Can you use a dating pick-me-up? Something to boost your hope of finding your fabulous life partner?
If you’re wondering if dating and the nonsense that sometimes comes with it is worth it, read on. I have a spectacular success story to share, along with advice on two simple things that will bring you the same success.
I received the following email last week from a woman I coached several months ago:
Hi Bobbi,
I want to thank you for the wonderful advice you gave me… I have listened and applied and have given my heart to the most wonderful, loving man of my life. We became engaged over Thanksgiving weekend and are planning to be married in April.
Thanks for your service. At this time of our lives we really have to be a “grown-up” but I had no idea that I could feel this totally head over heels in love again.
May your holidays be joyous!
GS
——————
Yeehaw! I just looooove hearing this.
GS is a widowed woman about 60 years old. She met her man at church.
When she came to me for coaching, she had been dating him a couple months. She wanted me to help her break it off with him.
That’s right: she was ready to end it.
Here is how she described the situation at the time:
“He does not have the ideal stature or looks that I had in mind…he has some qualities that I like…I told him that I was just looking to be friends because I have not dated enough to know what I really want.”
In a relatively short time, I helped GS understand that breaking it off may not be the best answer. Instead, I helped her see that maybe he was a good match for her, and maybe she was quite prepared to pick him without going on 50 more dates.
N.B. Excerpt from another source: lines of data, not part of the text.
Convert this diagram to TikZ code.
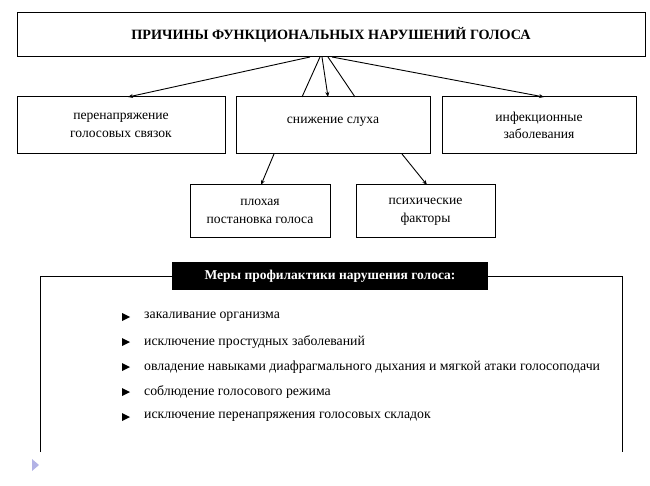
\documentclass[tikz,border=0pt]{standalone}
\usepackage{fontspec}
\setmainfont{Liberation Serif}
\usetikzlibrary{arrows.meta}
\begin{document}
\begin{tikzpicture}[x=1pt,y=-1pt,
  box/.style={draw,line width=1pt,inner sep=0pt,align=center,font=\fontsize{13.6}{17.5}\selectfont},
  arr/.style={line width=0.9pt,-{Stealth[length=5pt,width=4pt]}},
  ln/.style={line width=0.9pt},
  item/.style={anchor=west,font=\fontsize{13.8}{15}\selectfont,inner sep=0pt}]
\useasboundingbox (0,0) rectangle (650,486);
\node[box,minimum width=628,minimum height=44,font=\bfseries\fontsize{14.2}{17}\selectfont] (top) at (331,35) {ПРИЧИНЫ ФУНКЦИОНАЛЬНЫХ НАРУШЕНИЙ ГОЛОСА};
\node[box,minimum width=208,minimum height=57] (m1) at (121,125.5) {перенапряжение\\голосовых связок};
\node[box,minimum width=194,minimum height=57] (m2) at (333,125.5) {\raisebox{10pt}{снижение слуха}};
\node[box,minimum width=194,minimum height=57] (m3) at (539,125.5) {инфекционные\\заболевания};
\node[box,minimum width=140,minimum height=53] (b1) at (260,211.5) {плохая\\постановка голоса};
\node[box,minimum width=139,minimum height=53] (b2) at (425.5,211.5) {психические\\факторы};
\coordinate (o1) at (310,57); \coordinate (o2) at (320,57);
\coordinate (o3) at (322,57); \coordinate (o4) at (328,57); \coordinate (o5) at (332,57);
\draw[arr] (o1) -- (128,97);
\draw[ln] (o2) -- (302,97);
\draw[arr] (o3) -- (328,97);
\draw[ln] (o4) -- (355,97);
\draw[arr] (o5) -- (544,97);
\draw[arr] (274,154) -- (261,185);
\draw[arr] (402,154) -- (427,185);
% lower section
\draw[line width=1pt] (40,452) -- (40,276) -- (622,276) -- (622,452);
\node[fill=black,text=white,minimum width=316,minimum height=28,inner sep=0pt,font=\bfseries\fontsize{13.5}{15}\selectfont] (hdr) at (330,276) {Меры профилактики нарушения голоса:};
\foreach \y/\t in {317/закаливание организма,342/исключение простудных заболеваний,367/овладение навыками диафрагмального дыхания и мягкой атаки голосоподачи,392/соблюдение голосового режима,417/исключение перенапряжения голосовых складок}{
  \fill (122,\y-4) -- (130,\y) -- (122,\y+4) -- cycle;
  \node[item] at (144,\y) {\t};
}
\fill[gray!50!blue!40] (32,459) -- (39,465) -- (32,471) -- cycle;
\end{tikzpicture}
\end{document}
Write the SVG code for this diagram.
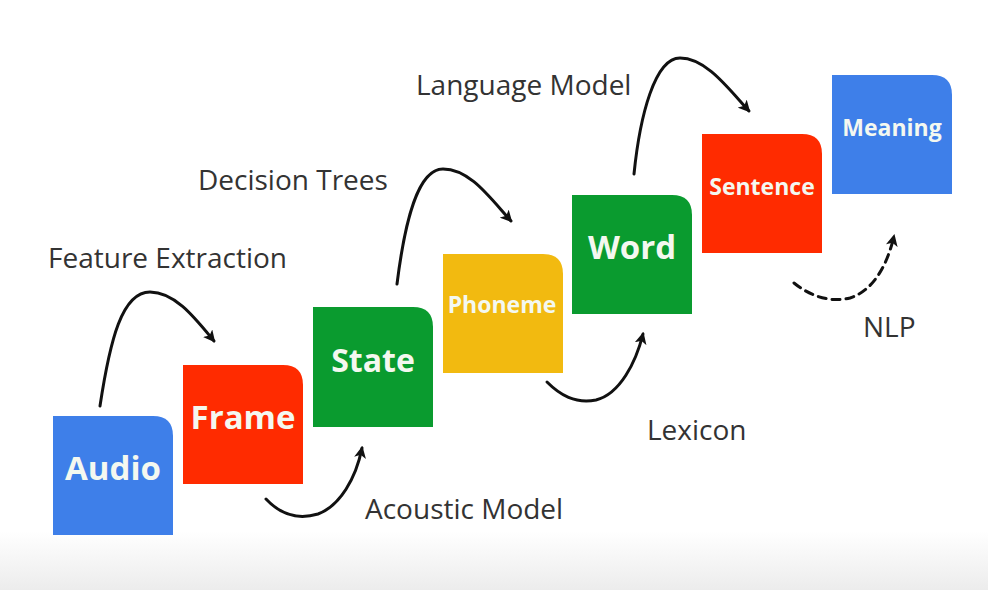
<svg xmlns="http://www.w3.org/2000/svg" width="988" height="590" viewBox="0 0 988 590">
<defs>
<linearGradient id="bg" x1="0" y1="0" x2="0" y2="1">
<stop offset="0" stop-color="#ffffff"/>
<stop offset="0.9" stop-color="#ffffff"/>
<stop offset="1" stop-color="#ececec"/>
</linearGradient>
<marker id="ah" viewBox="0 0 12 12" refX="10" refY="6" markerWidth="12" markerHeight="12" markerUnits="userSpaceOnUse" orient="auto">
<path d="M0,0 L12,6 L0,12 L3,6 Z" fill="#111"/>
</marker>
<style>
.box{stroke:none}
.blue{fill:#3E7FE9}
.red{fill:#FF2B00}
.green{fill:#0A9B2F}
.yellow{fill:#F2BA10}
.bt{font-family:"Open Sans","Noto Sans",sans-serif;font-weight:700;fill:#F4F8F0;text-anchor:middle}
.lb{font-family:"Open Sans","Noto Sans",sans-serif;font-size:28px;fill:#333}
.ar{fill:none;stroke:#111;stroke-width:3;stroke-linecap:round}
</style>
</defs>
<rect width="988" height="590" fill="url(#bg)"/>
<g id="audio"><path class="box blue" d="M53,416 H153 Q173,416 173,436 V535 H53 Z"/><text class="bt" x="113" y="480" font-size="33">Audio</text></g>
<g id="frame"><path class="box red" d="M183,365 H283 Q303,365 303,385 V484 H183 Z"/><text class="bt" x="243" y="429" font-size="33">Frame</text></g>
<g id="state"><path class="box green" d="M313,307 H413 Q433,307 433,327 V427 H313 Z"/><text class="bt" x="373" y="372" font-size="32">State</text></g>
<g id="phoneme"><path class="box yellow" d="M443,254 H543 Q563,254 563,274 V373 H443 Z"/><text class="bt" x="502" y="313" font-size="23">Phoneme</text></g>
<g id="word"><path class="box green" d="M572,195 H672 Q692,195 692,215 V314 H572 Z"/><text class="bt" x="632" y="259" font-size="33">Word</text></g>
<g id="sentence"><path class="box red" d="M702,134 H802 Q822,134 822,154 V253 H702 Z"/><text class="bt" x="762" y="195" font-size="23">Sentence</text></g>
<g id="meaning"><path class="box blue" d="M832,75 H932 Q952,75 952,95 V194 H832 Z"/><text class="bt" x="892" y="136" font-size="23">Meaning</text></g>
<g id="labels">
<text class="lb" x="48" y="268">Feature Extraction</text>
<text class="lb" x="198" y="190">Decision Trees</text>
<text class="lb" x="416" y="95">Language Model</text>
<text class="lb" x="365" y="519">Acoustic Model</text>
<text class="lb" x="647" y="440">Lexicon</text>
<text class="lb" x="863" y="337">NLP</text>
</g>
<g id="connectors">
<path class="ar" marker-end="url(#ah)" d="M100,406 C110,340 122,292 150,292 C175,292 195,318 214,341"/>
<path class="ar" marker-end="url(#ah)" d="M266,499 C280,514 298,520 318,514 C340,506 356,478 362,448"/>
<path class="ar" marker-end="url(#ah)" d="M397,284 C405,220 418,169 443,169 C470,169 490,198 511,221"/>
<path class="ar" marker-end="url(#ah)" d="M547,382 C560,395 575,404 596,400 C620,394 636,362 643,334"/>
<path class="ar" marker-end="url(#ah)" d="M634,174 C640,115 655,58 680,58 C706,58 728,88 749,111"/>
<path class="ar" marker-end="url(#ah)" stroke-dasharray="8,6" d="M794,283 C810,296 830,303 850,298 C875,290 888,262 894,236"/>
</g>
</svg>
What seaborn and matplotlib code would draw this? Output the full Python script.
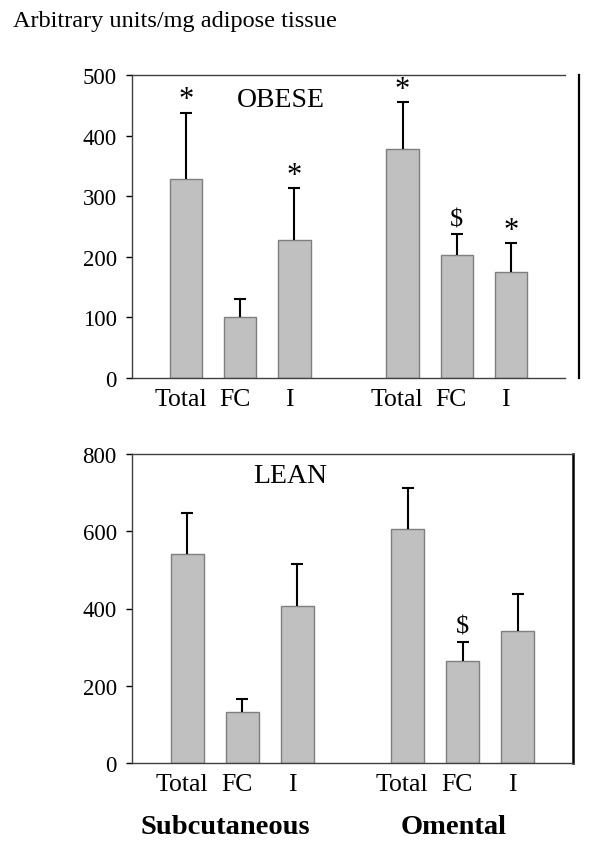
import numpy as np
import pandas as pd
import matplotlib
matplotlib.use("Agg")
import matplotlib.pyplot as plt
import seaborn as sns

# Chart values
labels = ['Total', 'FC', 'I', 'Total', 'FC', 'I']
positions = [0, 1, 2, 4, 5, 6]

obese_mean = [329, 101, 228, 378, 203, 175]
obese_err = [109, 29, 85, 77, 34, 47]
obese_marks = ['*', '', '*', '*', '$', '*']

lean_mean = [541, 133, 407, 606, 264, 342]
lean_err = [107, 33, 108, 107, 49, 95]
lean_marks = ['', '', '', '', '$', '']

sns.set_theme(style='white')
plt.rcParams['font.family'] = ['Liberation Serif', 'DejaVu Serif']
plt.rcParams['text.color'] = 'black'
plt.rcParams['xtick.color'] = 'black'
plt.rcParams['ytick.color'] = 'black'

BAR = '#c0c0c0'
EDGE = '#7f7f7f'


def draw_panel(ax, mean, err, marks, ymax, step, name, name_xy):
    df = pd.DataFrame({'pos': positions, 'value': mean})
    sns.barplot(data=df, x='pos', y='value', native_scale=True, width=0.6,
                color=BAR, edgecolor=EDGE, linewidth=1.0, saturation=1,
                errorbar=None, ax=ax)
    # upper error bars only, cap just at the top
    tops = np.array(mean) + np.array(err)
    ax.errorbar(positions, mean, yerr=[np.zeros(len(err)), err], fmt='none',
                ecolor='black', elinewidth=1.5, capsize=0, zorder=3)
    ax.scatter(positions, tops, marker='_', s=70, linewidths=1.5,
               color='black', zorder=3)
    for p, t, s in zip(positions, tops, marks):
        if not s:
            continue
        dy = -1 if s == '*' else 3
        ax.annotate(s, (p, t), xytext=(0, dy), textcoords='offset points',
                    ha='center', va='bottom', fontsize=22 if s == '*' else 19)
    ax.text(name_xy[0], name_xy[1], name, ha='center', va='center', fontsize=20)
    ax.set_xlim(-1, 7)
    ax.set_ylim(0, ymax)
    ax.set_yticks(np.arange(0, ymax + 1, step))
    # labels sit a touch left of the bar centres in the original
    ax.set_xticks(np.array(positions) - 0.1)
    ax.set_xticklabels(labels, fontsize=18.5)
    ax.tick_params(axis='y', labelsize=16.5, length=4, width=1, left=True,
                   pad=7)
    ax.tick_params(axis='x', length=0, pad=7)
    ax.set_xlabel('')
    ax.set_ylabel('')
    for sp in ax.spines.values():
        sp.set_color('#404040')
        sp.set_linewidth(1.0)


fig = plt.figure(figsize=(6, 8.54), dpi=100)
ax1 = fig.add_axes([0.22, 1 - 379 / 854, 433 / 600, 303 / 854])
ax2 = fig.add_axes([0.22, 1 - 764 / 854, 441 / 600, 309 / 854])

draw_panel(ax1, obese_mean, obese_err, obese_marks, 500, 100, 'OBESE', (1.75, 460))
draw_panel(ax2, lean_mean, lean_err, lean_marks, 800, 200, 'LEAN', (1.87, 745))

# top panel: right line sits a little outside the box
ax1.spines['right'].set_position(('outward', 10))
ax1.spines['right'].set_color('black')
ax1.spines['right'].set_linewidth(1.6)
ax2.spines['right'].set_color('black')
ax2.spines['right'].set_linewidth(1.8)

fig.text(0.022, 1 - 22 / 854, 'Arbitrary units/mg adipose tissue',
         ha='left', va='center', fontsize=17.5)
fig.text(225 / 600, 1 - 828 / 854, 'Subcutaneous', ha='center', va='center',
         fontsize=20.5, fontweight='bold')
fig.text(454 / 600, 1 - 828 / 854, 'Omental', ha='center', va='center',
         fontsize=20.5, fontweight='bold')

fig.savefig('out.png', dpi=100)
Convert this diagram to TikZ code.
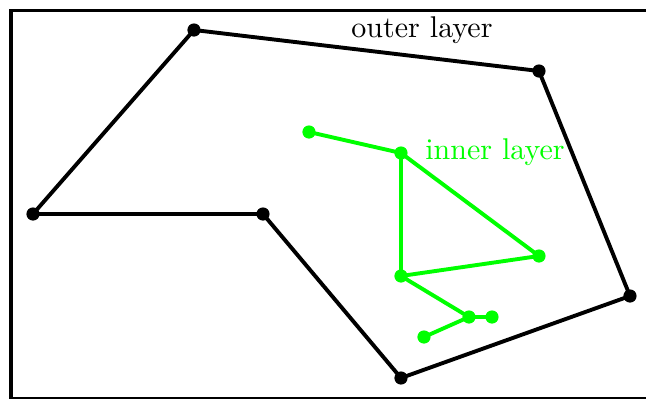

As such, GS and I worked together on two things:
- Articulating what she needed and wanted.
- Letting go of her notions of what a man should look and be like so she could reach a grownup decision about whether he could be a loving lifetime mate. (The last time she developed any kind of list was when she was in her 20s!)
I helped her clarify what she wanted and needed to truly be happy with a man in a relationship.
I reminded her that while she hadn’t had many experiences with men (she was happily married for a very long time), she had a great deal of life experience—enough to know what she wanted and didn’t want. (After I helped her articulate that.)
I encouraged her to focus on the feelings she felt with him rather than the list of qualities she thought her man ought to have.
I asked her the important questions I ask of all my coaching clients when trying to decide if a man is right or not : Do you feel safe and special when you’re with him? Do you have fun together? Can you be your real and best self with him? Would you need to give up anything you love about your life for him?
I encouraged her to give him—and herself—more time to tell if they were a good match.
I told her she had options other than breaking up with him.
She could tell him she didn’t want to rush to commitment and wanted to date others.
I encouraged her to trust herself as the mature, thoughtful woman she was.
And she did.
She told him that she was seriously considering him as a mate and hoped he would stick around so they could continue getting to know each other. And he gladly waited…like all grownup men do when they are enchanted with a woman.
Not too long after they became engaged. And not long after that they married. (This is a picture taken during their wedding.)
This happens every day to women like GS and you; women who have lost loving husbands, endured painful past relationships and even moved into their 50s and 60s without even experiencing a lasting intimate relationship with a man.
What gets you past your past and moves you into your bright future?
- Knowing the wants and needs of the mature, grownup woman you are today, and
- Letting go of meaningless old rules and being open to seeing men as potential partners who can bring you happiness (rather than just having a list to be checked off).
Remember, your list of “requirements” for a mate don’t have to be hard and fast. Old rules can really be our enemy! Just like you as a person, what you want and need can grow, evolve and change over time. (Here’s how to start working on your new grownup rules.)
If you discount someone as a potential mate just because he doesn’t seem to meet all your requirements, check your list, ok? You might find that you’ll miss out on an adventure of a lifetime.